From the research I have been reading there is no one-size-fits-all approach to medicating or not medicating for various mental illnesses. I personally question whether we can realistically identify a so-called “baseline self”, though most sources do describe what a “medicated self” experience is like. Laura was obviously over-medicated and felt disconnected from her previously non-medicated self. There are certain medications, such as Lithium, which have, in the past, been over prescribed and even abused. It is well known that Lithium was widely used in mental institutions, ostensively to mute symptoms, but to essentially manage and control patients by pacifying them. Yet there is a danger in not judiciously using helpful medications, along with psychotherapy to ameliorate serious mental illnesses.
Hava was the young teen who Aviv had formed an attachment to when she was in the hospital at age 6 for anorexia. As an “Afterword”, Aviv tracks down Hava’s father only to find that Hava had recently died. Aviv uses this afterward to tell more of Hava’s story and to return to her own reflections about anorexia. Aviv learned from Hava’s journals and from her father, David, that Hava had been hospitalized multiple times and was even in a coma after a suicide attempt. She had essentially run out of money and options and ended up living with her father, who was a physician, for twelve years. Hava wrote “I suppose I am one of those people that thoroughly understands myself yet I am a stranger to myself”. (p.233)This nuanced reflection, from which Aviv gets the title of her book, highlights the complicated experiences of identity and mental illness, which Aviv has so astutely represented throughout her book. In puzzling over what may have distinguished Aviv from Hava in how anorexia affected them, Aviv refers to what Louise Gluck, who was anorexic, wrote: “‘The tragedy of anorexia seems to me that its intent is not self destructive, though its outcome often is. Its intent is to construct, in the only way possible when means are so limited, a plausible self'” So Hava constructed her “plausible self” as the dependent anorexic, while Aviv says, “on these terms, perhaps my experience with the illness could be viewed as a success. After I left the hospital, my parents were a little afraid of me. They deferred to my opinions, and everyone established clearer boundaries. At the same time I was given latitude to behave as oddly as I pleased. I never felt stuck in a particular story that others had created for me. I had the freedom to get bored of my behavior and to move on.” (pgs. 229-230) I suspect there is more to the reasons the outcomes for Hava and Aviv have been so different, but their age differences while in the hospital and the ways their significant parental figures treated them once they were released must have played an important role.

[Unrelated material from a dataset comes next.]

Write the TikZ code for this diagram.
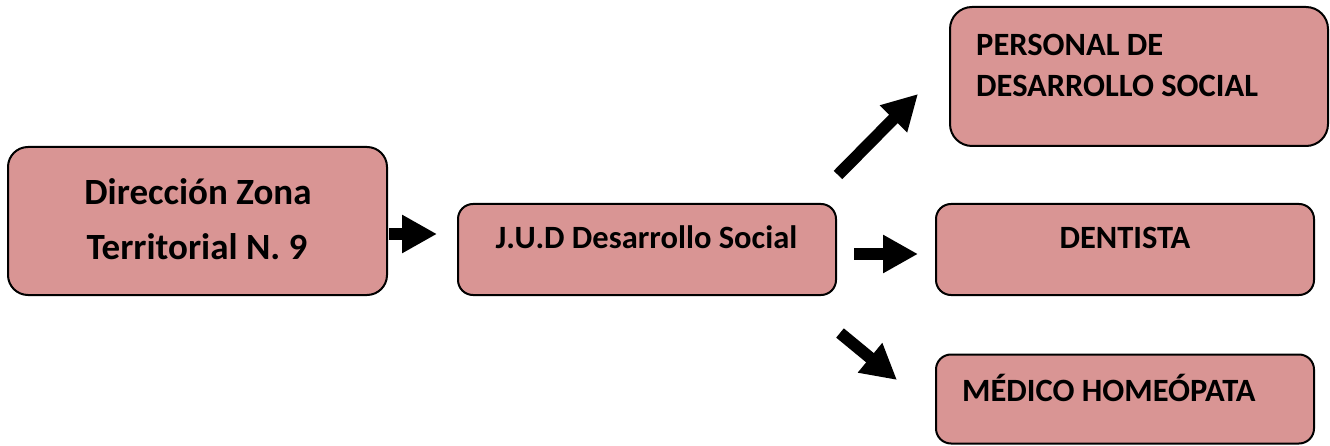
\documentclass[tikz,border=0pt]{standalone}
\usepackage{fontspec}
\setmainfont{Carlito}
\usetikzlibrary{arrows.meta,calc}
\definecolor{boxfill}{HTML}{D99594}
\tikzset{
  orgbox/.style={draw=black, line width=2pt, fill=boxfill, rounded corners=15pt, inner sep=0pt},
  lbl/.style={inner sep=0pt, font=\bfseries\fontsize{32.5}{38}\selectfont},
  biglbl/.style={inner sep=0pt, font=\bfseries\fontsize{37}{44}\selectfont},
  bigarrow/.style={line width=12pt, -{Triangle[length=35pt,width=36pt]}},
}
\begin{document}
\begin{tikzpicture}[x=1pt,y=-1pt]
\useasboundingbox (0,0) rectangle (1330,446);
% boxes
\node[orgbox, rounded corners=20pt, minimum width=379pt, minimum height=148pt] (A) at (197.5,221) {};
\node[orgbox, minimum width=378pt, minimum height=91pt] (B) at (647,249.5) {};
\node[orgbox, rounded corners=22pt, minimum width=378pt, minimum height=139pt] (C) at (1139,76.5) {};
\node[orgbox, minimum width=378pt, minimum height=91pt] (D) at (1125,249.5) {};
\node[orgbox, minimum width=378pt, minimum height=89pt] (E) at (1125,399) {};
% texts
\node[biglbl, anchor=base] (A1) at (198,205) {Dirección Zona};
\node[biglbl, anchor=base] (A2) at (197,260) {Territorial N. 9};
\node[lbl, anchor=base] (Bt) at (646.5,248.5) {J.U.D Desarrollo Social};
\node[lbl, anchor=base west] (C1) at (976,55.5) {PERSONAL DE};
\node[lbl, anchor=base west] (C2) at (976,97) {DESARROLLO SOCIAL};
\node[lbl, anchor=base] (Dt) at (1125,248.5) {DENTISTA};
\node[lbl, anchor=base west] (Et) at (962,401.5) {MÉDICO HOMEÓPATA};
% arrows
\draw[bigarrow] ($(A.east)+(1,13)$) -- ($(B.west)+(-20,-15.5)$);
\draw[bigarrow] ($(B.east)+(17,4.5)$) -- ($(D.west)+(-17,4.5)$);
\draw[bigarrow] ($(B.east)+(1,-74.5)$) -- ($(C.south west)+(-31,-53)$);
\draw[bigarrow] ($(B.east)+(3,83.5)$) -- ($(E.west)+(-38,-19)$);
\end{tikzpicture}
\end{document}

One of the beauties of Aviv’s book is that there is no easy summary of the stories she has told or issues she has raised. We are currently burdened by an avalanche of psychological diagnostic and self-help literature , most with attempts to simplify and offer solutions for various mental illnesses. My own research indicates the tangled web of personal, social, cultural, institutional, medical contexts within which we must all navigate in identifying and working through mental disturbances. Rachel Aviv illuminates this tangled web.